# What is expected
Leaving the pictures out, print the lines from the first line of the listing through the line containing "(378,325) -- (455,325)", exactly as they read, and no others.

# Given material
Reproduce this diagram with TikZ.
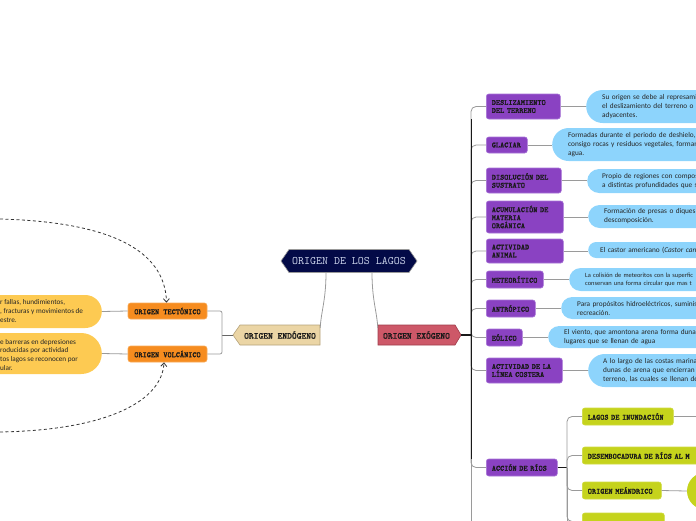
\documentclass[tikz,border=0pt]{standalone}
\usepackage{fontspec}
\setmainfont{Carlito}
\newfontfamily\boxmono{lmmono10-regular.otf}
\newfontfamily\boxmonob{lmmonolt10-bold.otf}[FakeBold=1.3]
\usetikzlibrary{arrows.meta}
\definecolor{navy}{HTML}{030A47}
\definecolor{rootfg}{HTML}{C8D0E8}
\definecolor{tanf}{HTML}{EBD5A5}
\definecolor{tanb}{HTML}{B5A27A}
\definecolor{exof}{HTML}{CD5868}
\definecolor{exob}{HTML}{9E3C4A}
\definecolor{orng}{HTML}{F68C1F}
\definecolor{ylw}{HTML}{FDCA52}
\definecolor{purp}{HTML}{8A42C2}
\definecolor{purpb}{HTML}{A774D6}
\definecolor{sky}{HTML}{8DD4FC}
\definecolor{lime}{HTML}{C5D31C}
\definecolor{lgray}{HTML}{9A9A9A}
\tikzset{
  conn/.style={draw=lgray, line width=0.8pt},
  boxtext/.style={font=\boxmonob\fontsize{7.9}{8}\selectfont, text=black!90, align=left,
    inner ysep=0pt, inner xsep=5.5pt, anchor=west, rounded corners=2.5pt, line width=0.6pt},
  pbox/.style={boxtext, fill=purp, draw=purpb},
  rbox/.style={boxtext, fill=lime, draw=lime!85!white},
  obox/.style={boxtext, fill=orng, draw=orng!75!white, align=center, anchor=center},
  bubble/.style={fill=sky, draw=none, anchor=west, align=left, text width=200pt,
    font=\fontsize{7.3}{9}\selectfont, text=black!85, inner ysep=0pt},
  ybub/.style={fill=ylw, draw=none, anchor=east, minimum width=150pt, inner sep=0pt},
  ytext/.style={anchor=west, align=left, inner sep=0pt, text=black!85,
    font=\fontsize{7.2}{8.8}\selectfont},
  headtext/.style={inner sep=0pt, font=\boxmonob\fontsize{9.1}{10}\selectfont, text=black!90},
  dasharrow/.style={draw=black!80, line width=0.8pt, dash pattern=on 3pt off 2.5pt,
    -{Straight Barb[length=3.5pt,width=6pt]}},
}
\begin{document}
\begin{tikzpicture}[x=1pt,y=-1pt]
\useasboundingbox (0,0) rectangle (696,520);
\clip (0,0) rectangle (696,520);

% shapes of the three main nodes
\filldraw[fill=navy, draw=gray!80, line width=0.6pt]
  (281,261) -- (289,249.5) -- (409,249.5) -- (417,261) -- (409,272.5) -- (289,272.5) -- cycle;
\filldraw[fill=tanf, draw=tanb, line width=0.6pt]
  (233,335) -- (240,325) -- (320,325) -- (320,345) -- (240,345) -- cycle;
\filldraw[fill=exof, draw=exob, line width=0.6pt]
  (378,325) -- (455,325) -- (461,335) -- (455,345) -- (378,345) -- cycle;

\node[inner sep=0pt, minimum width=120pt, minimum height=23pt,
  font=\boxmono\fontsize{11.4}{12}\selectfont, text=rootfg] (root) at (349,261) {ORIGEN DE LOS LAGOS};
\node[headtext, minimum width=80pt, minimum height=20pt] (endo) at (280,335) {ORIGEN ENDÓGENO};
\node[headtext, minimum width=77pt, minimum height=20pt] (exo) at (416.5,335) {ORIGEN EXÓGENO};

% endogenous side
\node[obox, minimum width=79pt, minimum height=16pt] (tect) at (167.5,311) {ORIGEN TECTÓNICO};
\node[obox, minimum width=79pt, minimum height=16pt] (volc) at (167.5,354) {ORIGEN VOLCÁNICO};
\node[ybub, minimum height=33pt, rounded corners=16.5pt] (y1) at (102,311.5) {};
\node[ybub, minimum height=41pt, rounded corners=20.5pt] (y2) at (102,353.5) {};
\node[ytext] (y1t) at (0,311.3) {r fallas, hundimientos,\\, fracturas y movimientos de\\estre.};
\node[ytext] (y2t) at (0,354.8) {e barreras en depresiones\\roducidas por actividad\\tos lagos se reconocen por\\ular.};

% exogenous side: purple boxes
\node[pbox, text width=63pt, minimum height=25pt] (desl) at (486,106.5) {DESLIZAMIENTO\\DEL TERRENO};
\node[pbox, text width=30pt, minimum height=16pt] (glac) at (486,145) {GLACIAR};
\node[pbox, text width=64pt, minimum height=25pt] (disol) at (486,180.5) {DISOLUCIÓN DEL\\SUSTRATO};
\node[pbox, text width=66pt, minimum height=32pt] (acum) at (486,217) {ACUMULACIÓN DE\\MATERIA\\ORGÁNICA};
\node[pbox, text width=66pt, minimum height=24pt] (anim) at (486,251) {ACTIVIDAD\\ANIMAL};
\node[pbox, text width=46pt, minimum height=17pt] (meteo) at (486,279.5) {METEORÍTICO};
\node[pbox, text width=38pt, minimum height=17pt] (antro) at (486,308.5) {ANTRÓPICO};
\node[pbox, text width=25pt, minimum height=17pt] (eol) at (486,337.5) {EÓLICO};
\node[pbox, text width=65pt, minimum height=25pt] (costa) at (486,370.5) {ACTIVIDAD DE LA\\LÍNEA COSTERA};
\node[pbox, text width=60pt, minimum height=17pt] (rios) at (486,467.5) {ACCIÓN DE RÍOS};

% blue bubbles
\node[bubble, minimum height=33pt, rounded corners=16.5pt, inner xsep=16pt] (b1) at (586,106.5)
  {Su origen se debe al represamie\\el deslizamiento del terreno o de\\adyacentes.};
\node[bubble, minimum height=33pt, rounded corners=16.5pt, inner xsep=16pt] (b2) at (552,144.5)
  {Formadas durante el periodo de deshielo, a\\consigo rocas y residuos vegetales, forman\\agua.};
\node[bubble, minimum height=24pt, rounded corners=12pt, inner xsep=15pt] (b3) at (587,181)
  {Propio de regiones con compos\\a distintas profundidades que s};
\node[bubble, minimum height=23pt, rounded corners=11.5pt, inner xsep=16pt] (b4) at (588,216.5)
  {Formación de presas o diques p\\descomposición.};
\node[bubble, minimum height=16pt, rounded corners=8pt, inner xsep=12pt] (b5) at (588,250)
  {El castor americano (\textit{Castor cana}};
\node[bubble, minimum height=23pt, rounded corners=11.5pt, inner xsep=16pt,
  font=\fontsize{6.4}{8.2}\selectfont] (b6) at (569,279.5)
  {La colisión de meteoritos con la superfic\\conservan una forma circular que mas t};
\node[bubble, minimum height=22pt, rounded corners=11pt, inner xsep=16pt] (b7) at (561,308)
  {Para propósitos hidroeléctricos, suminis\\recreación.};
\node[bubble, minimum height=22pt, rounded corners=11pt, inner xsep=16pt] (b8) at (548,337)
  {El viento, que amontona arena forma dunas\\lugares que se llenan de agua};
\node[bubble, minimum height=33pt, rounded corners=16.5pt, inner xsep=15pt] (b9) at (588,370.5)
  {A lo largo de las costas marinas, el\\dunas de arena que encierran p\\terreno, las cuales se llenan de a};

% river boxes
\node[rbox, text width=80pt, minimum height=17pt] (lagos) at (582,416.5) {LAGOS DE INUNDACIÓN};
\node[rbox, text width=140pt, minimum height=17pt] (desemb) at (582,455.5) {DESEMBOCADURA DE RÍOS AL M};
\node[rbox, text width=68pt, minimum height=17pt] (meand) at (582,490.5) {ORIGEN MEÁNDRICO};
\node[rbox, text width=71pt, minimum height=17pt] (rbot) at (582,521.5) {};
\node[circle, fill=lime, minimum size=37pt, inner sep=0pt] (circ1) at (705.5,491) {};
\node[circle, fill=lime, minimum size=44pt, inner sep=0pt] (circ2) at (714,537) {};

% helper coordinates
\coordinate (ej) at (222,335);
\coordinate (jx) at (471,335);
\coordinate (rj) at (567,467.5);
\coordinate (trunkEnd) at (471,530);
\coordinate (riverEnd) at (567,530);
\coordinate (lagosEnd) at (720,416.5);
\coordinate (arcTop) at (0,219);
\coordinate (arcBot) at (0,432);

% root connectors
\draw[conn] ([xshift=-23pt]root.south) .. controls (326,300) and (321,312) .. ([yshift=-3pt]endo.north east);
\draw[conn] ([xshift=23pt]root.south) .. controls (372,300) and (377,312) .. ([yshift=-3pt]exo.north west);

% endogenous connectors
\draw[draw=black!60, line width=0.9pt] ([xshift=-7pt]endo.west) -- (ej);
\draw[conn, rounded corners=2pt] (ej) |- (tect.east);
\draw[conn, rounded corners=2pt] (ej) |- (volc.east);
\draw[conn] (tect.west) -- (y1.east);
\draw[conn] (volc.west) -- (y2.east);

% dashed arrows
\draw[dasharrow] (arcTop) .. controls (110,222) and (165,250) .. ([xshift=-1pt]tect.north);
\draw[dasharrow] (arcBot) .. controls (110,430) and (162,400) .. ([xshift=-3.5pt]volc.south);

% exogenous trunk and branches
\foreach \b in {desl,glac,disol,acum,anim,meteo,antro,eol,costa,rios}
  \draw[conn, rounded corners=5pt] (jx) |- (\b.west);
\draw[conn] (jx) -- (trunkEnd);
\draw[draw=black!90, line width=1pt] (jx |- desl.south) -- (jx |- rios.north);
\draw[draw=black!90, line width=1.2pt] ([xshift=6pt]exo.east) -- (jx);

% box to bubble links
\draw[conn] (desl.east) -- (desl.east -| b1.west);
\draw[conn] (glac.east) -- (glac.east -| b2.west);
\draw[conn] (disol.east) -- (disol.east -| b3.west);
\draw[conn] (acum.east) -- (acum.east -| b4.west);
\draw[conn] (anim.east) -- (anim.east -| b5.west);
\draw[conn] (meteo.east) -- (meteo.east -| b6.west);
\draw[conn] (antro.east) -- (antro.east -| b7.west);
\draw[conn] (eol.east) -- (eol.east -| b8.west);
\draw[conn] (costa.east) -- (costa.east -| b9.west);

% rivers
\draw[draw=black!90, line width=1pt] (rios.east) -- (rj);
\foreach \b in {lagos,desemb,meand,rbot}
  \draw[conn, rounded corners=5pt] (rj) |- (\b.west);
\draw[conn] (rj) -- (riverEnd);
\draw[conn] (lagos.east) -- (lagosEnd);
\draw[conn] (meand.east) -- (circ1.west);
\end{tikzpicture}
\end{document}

# Correct result
Reproduce this diagram with TikZ.
\documentclass[tikz,border=0pt]{standalone}
\usepackage{fontspec}
\setmainfont{Carlito}
\newfontfamily\boxmono{lmmono10-regular.otf}
\newfontfamily\boxmonob{lmmonolt10-bold.otf}[FakeBold=1.3]
\usetikzlibrary{arrows.meta}
\definecolor{navy}{HTML}{030A47}
\definecolor{rootfg}{HTML}{C8D0E8}
\definecolor{tanf}{HTML}{EBD5A5}
\definecolor{tanb}{HTML}{B5A27A}
\definecolor{exof}{HTML}{CD5868}
\definecolor{exob}{HTML}{9E3C4A}
\definecolor{orng}{HTML}{F68C1F}
\definecolor{ylw}{HTML}{FDCA52}
\definecolor{purp}{HTML}{8A42C2}
\definecolor{purpb}{HTML}{A774D6}
\definecolor{sky}{HTML}{8DD4FC}
\definecolor{lime}{HTML}{C5D31C}
\definecolor{lgray}{HTML}{9A9A9A}
\tikzset{
  conn/.style={draw=lgray, line width=0.8pt},
  boxtext/.style={font=\boxmonob\fontsize{7.9}{8}\selectfont, text=black!90, align=left,
    inner ysep=0pt, inner xsep=5.5pt, anchor=west, rounded corners=2.5pt, line width=0.6pt},
  pbox/.style={boxtext, fill=purp, draw=purpb},
  rbox/.style={boxtext, fill=lime, draw=lime!85!white},
  obox/.style={boxtext, fill=orng, draw=orng!75!white, align=center, anchor=center},
  bubble/.style={fill=sky, draw=none, anchor=west, align=left, text width=200pt,
    font=\fontsize{7.3}{9}\selectfont, text=black!85, inner ysep=0pt},
  ybub/.style={fill=ylw, draw=none, anchor=east, minimum width=150pt, inner sep=0pt},
  ytext/.style={anchor=west, align=left, inner sep=0pt, text=black!85,
    font=\fontsize{7.2}{8.8}\selectfont},
  headtext/.style={inner sep=0pt, font=\boxmonob\fontsize{9.1}{10}\selectfont, text=black!90},
  dasharrow/.style={draw=black!80, line width=0.8pt, dash pattern=on 3pt off 2.5pt,
    -{Straight Barb[length=3.5pt,width=6pt]}},
}
\begin{document}
\begin{tikzpicture}[x=1pt,y=-1pt]
\useasboundingbox (0,0) rectangle (696,520);
\clip (0,0) rectangle (696,520);

% shapes of the three main nodes
\filldraw[fill=navy, draw=gray!80, line width=0.6pt]
  (281,261) -- (289,249.5) -- (409,249.5) -- (417,261) -- (409,272.5) -- (289,272.5) -- cycle;
\filldraw[fill=tanf, draw=tanb, line width=0.6pt]
  (233,335) -- (240,325) -- (320,325) -- (320,345) -- (240,345) -- cycle;
\filldraw[fill=exof, draw=exob, line width=0.6pt]
  (378,325) -- (455,325) -- (461,335) -- (455,345) -- (378,345) -- cycle;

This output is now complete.